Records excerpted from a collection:
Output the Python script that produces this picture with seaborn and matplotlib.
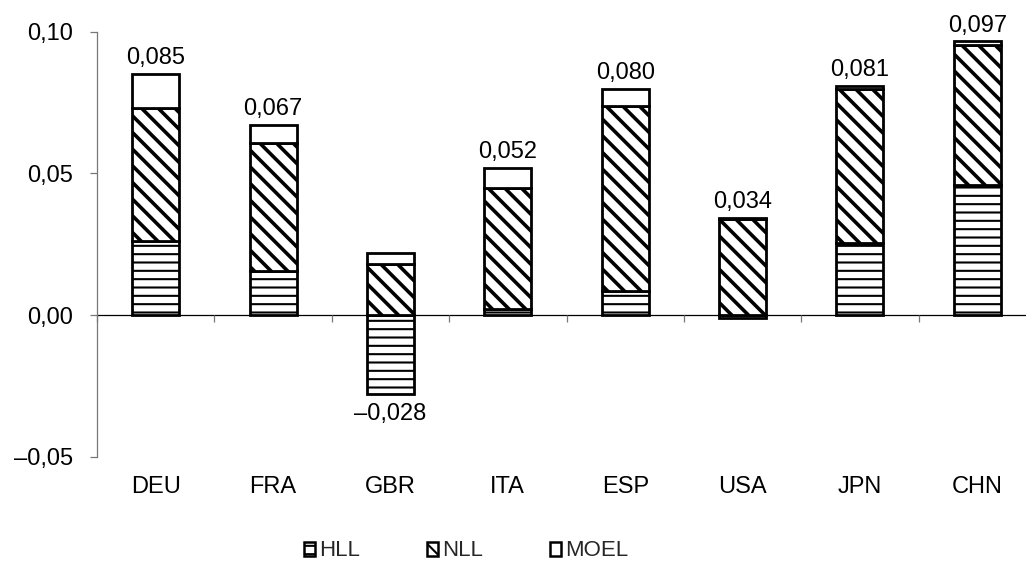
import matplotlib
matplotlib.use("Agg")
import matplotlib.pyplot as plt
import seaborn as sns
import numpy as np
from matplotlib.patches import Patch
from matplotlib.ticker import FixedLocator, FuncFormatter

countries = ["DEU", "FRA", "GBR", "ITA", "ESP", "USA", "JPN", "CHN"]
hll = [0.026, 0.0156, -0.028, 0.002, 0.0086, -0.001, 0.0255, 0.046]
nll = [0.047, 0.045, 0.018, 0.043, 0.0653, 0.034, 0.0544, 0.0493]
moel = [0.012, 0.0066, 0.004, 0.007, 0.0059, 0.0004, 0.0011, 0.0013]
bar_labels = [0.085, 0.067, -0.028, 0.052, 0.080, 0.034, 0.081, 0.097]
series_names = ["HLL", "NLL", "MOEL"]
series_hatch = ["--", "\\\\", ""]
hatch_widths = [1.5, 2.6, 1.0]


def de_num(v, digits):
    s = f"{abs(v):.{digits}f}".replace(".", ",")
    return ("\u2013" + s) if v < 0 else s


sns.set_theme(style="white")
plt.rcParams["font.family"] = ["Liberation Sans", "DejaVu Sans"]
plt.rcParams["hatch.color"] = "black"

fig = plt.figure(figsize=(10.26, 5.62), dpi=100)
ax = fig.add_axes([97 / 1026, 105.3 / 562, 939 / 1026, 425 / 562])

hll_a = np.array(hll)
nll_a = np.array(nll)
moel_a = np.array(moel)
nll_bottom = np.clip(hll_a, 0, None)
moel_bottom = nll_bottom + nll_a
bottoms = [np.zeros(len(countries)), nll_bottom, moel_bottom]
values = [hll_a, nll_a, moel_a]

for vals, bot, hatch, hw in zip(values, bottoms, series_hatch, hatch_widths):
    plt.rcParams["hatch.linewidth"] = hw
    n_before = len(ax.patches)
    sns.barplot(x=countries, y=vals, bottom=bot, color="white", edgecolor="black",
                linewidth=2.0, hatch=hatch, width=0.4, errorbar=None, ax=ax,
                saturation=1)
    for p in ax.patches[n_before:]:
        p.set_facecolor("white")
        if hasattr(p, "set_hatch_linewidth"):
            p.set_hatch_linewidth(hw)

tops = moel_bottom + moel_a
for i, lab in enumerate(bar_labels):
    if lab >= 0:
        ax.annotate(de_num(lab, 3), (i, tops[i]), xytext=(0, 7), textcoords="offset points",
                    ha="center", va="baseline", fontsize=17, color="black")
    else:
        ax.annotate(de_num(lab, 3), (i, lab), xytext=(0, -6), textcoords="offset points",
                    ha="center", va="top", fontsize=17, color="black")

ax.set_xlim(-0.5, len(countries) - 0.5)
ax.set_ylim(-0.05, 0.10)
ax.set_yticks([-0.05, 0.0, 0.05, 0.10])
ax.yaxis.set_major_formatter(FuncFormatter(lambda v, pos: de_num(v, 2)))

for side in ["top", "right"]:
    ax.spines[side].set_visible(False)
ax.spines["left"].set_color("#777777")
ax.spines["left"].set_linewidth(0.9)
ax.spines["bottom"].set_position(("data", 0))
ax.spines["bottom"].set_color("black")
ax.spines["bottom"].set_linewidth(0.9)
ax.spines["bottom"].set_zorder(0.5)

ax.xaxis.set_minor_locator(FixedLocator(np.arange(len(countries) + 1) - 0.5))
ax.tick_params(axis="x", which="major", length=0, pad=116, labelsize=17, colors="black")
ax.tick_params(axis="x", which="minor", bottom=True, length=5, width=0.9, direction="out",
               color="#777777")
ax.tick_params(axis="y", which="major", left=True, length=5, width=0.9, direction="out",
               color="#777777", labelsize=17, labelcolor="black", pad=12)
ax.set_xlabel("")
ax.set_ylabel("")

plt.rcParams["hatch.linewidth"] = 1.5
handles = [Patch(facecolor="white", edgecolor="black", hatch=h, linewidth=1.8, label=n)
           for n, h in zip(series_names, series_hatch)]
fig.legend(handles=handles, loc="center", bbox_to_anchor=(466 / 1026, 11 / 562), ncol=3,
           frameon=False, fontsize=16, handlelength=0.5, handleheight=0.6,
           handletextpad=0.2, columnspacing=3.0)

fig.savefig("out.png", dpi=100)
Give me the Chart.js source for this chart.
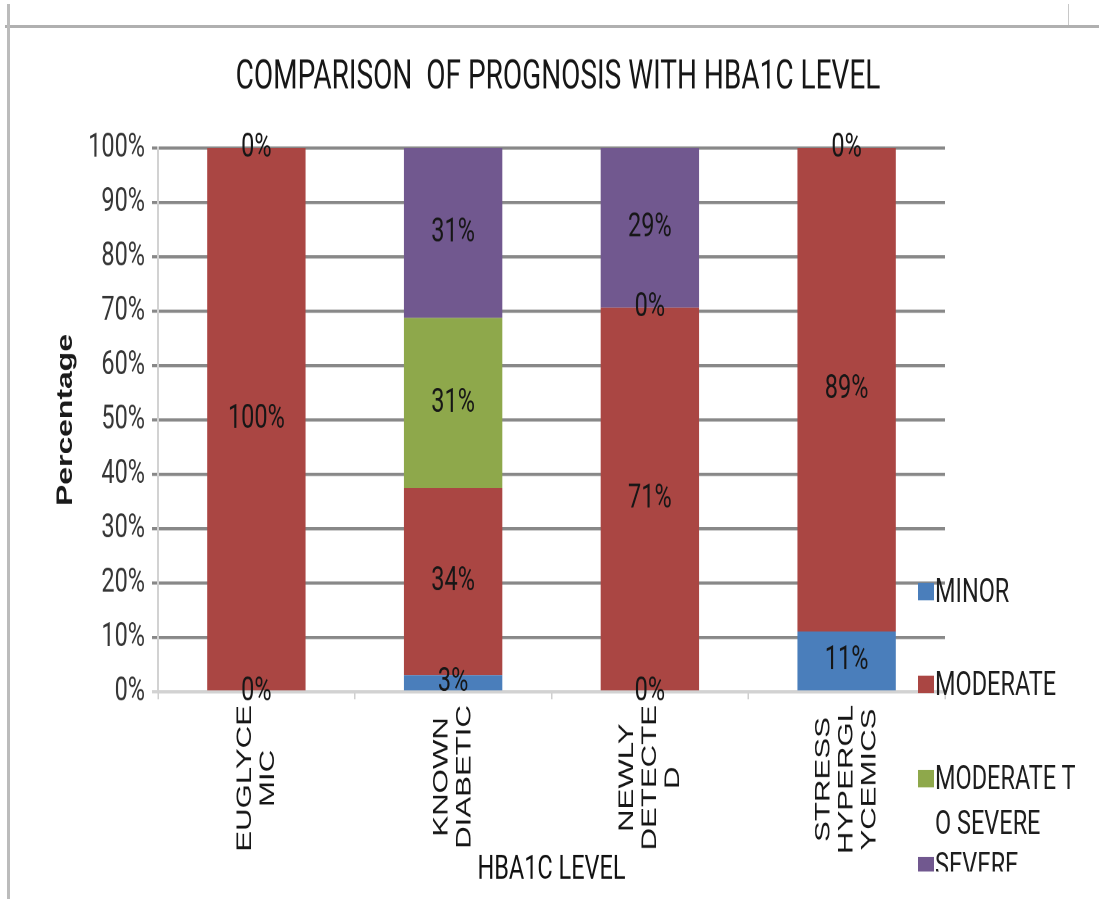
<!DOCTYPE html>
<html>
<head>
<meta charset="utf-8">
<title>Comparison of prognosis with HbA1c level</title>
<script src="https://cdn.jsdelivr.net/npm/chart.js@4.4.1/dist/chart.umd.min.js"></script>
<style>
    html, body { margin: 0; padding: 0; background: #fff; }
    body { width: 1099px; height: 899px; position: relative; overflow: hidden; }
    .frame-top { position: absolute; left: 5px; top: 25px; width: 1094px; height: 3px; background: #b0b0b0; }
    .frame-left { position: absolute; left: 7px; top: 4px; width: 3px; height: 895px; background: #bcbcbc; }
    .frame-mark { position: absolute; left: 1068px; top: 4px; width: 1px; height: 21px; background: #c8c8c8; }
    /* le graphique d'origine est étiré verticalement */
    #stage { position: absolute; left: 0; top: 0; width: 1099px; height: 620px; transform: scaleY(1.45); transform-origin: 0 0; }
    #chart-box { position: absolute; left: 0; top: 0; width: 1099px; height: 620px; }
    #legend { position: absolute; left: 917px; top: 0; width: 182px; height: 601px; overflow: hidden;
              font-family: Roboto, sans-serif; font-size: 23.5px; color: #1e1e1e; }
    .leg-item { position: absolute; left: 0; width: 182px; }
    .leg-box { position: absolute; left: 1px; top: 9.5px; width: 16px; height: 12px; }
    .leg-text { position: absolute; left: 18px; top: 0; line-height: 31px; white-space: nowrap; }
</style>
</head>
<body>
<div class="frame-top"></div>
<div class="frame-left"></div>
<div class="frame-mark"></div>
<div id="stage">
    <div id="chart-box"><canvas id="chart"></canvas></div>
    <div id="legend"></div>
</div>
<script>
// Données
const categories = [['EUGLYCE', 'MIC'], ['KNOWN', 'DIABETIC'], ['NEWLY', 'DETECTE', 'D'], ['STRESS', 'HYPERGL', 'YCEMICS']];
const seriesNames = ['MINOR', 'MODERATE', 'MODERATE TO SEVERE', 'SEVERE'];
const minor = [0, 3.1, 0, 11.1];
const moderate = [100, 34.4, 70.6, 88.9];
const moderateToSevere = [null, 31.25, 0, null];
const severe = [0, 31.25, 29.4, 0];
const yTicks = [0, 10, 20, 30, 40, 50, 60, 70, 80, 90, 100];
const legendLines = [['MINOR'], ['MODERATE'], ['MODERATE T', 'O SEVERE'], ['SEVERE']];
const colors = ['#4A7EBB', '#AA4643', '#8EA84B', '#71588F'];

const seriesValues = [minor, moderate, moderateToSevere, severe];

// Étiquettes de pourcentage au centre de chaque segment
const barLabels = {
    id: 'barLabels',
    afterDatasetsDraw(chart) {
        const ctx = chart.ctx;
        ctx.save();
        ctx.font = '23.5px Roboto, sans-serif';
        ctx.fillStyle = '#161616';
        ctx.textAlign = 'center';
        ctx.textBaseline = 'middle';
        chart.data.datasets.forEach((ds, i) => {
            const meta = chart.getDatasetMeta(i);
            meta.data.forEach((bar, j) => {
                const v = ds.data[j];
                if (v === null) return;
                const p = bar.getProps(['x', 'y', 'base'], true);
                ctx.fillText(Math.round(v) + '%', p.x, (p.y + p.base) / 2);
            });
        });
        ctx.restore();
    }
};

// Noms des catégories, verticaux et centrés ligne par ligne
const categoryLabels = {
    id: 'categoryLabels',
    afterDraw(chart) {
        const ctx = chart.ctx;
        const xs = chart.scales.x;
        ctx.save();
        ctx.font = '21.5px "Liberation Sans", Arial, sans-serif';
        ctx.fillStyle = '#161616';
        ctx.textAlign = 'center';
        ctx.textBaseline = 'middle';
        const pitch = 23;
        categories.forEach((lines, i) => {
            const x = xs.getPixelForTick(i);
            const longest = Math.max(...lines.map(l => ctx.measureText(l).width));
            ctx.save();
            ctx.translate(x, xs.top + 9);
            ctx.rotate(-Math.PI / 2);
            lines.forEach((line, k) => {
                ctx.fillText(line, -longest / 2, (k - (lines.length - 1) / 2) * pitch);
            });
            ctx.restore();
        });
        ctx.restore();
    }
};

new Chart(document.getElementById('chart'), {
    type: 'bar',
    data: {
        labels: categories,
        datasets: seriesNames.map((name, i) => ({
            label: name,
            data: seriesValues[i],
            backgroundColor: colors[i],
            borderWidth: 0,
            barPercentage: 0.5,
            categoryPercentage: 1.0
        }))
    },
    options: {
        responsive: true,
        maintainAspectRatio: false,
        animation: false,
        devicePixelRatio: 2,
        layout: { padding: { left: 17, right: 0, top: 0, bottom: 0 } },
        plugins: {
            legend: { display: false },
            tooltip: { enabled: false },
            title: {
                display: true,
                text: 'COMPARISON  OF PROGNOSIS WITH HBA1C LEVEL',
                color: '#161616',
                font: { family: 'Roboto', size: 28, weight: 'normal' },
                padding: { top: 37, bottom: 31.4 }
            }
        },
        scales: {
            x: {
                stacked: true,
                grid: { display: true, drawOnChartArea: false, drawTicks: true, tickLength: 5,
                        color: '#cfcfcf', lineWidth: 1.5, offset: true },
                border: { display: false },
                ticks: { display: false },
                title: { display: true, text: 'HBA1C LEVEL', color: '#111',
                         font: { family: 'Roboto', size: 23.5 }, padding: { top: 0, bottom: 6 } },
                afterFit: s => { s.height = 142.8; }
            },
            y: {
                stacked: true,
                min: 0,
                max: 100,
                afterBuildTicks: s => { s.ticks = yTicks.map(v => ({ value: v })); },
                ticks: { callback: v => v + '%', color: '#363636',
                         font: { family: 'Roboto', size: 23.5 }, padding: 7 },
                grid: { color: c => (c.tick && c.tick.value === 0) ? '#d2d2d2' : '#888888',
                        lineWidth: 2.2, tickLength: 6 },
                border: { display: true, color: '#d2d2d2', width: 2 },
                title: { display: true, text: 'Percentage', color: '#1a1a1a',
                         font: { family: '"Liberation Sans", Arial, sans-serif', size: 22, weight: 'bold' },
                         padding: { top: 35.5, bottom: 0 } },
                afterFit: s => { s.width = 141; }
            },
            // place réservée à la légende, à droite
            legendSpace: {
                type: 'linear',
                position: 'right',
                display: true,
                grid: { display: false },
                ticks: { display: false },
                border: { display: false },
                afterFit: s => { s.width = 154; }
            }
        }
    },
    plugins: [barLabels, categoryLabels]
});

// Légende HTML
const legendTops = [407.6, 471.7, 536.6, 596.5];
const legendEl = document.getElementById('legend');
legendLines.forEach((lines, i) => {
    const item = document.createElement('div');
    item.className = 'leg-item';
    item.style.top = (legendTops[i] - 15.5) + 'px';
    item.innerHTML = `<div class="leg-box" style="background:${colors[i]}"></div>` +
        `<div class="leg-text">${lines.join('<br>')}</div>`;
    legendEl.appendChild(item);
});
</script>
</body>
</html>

# [WHAT NEEDS TO BE DONE]
Restate word for word only the lines from where the entries begin through the one with "v < 0 else s"; omit the pictures.

# [SOLUTION BELOW]
Output the Python script that produces this picture with seaborn and matplotlib.
import matplotlib
matplotlib.use("Agg")
import matplotlib.pyplot as plt
import seaborn as sns
import numpy as np
from matplotlib.patches import Patch
from matplotlib.ticker import FixedLocator, FuncFormatter

countries = ["DEU", "FRA", "GBR", "ITA", "ESP", "USA", "JPN", "CHN"]
hll = [0.026, 0.0156, -0.028, 0.002, 0.0086, -0.001, 0.0255, 0.046]
nll = [0.047, 0.045, 0.018, 0.043, 0.0653, 0.034, 0.0544, 0.0493]
moel = [0.012, 0.0066, 0.004, 0.007, 0.0059, 0.0004, 0.0011, 0.0013]
bar_labels = [0.085, 0.067, -0.028, 0.052, 0.080, 0.034, 0.081, 0.097]
series_names = ["HLL", "NLL", "MOEL"]
series_hatch = ["--", "\\\\", ""]
hatch_widths = [1.5, 2.6, 1.0]


def de_num(v, digits):
    s = f"{abs(v):.{digits}f}".replace(".", ",")
    return ("\u2013" + s) if v < 0 else s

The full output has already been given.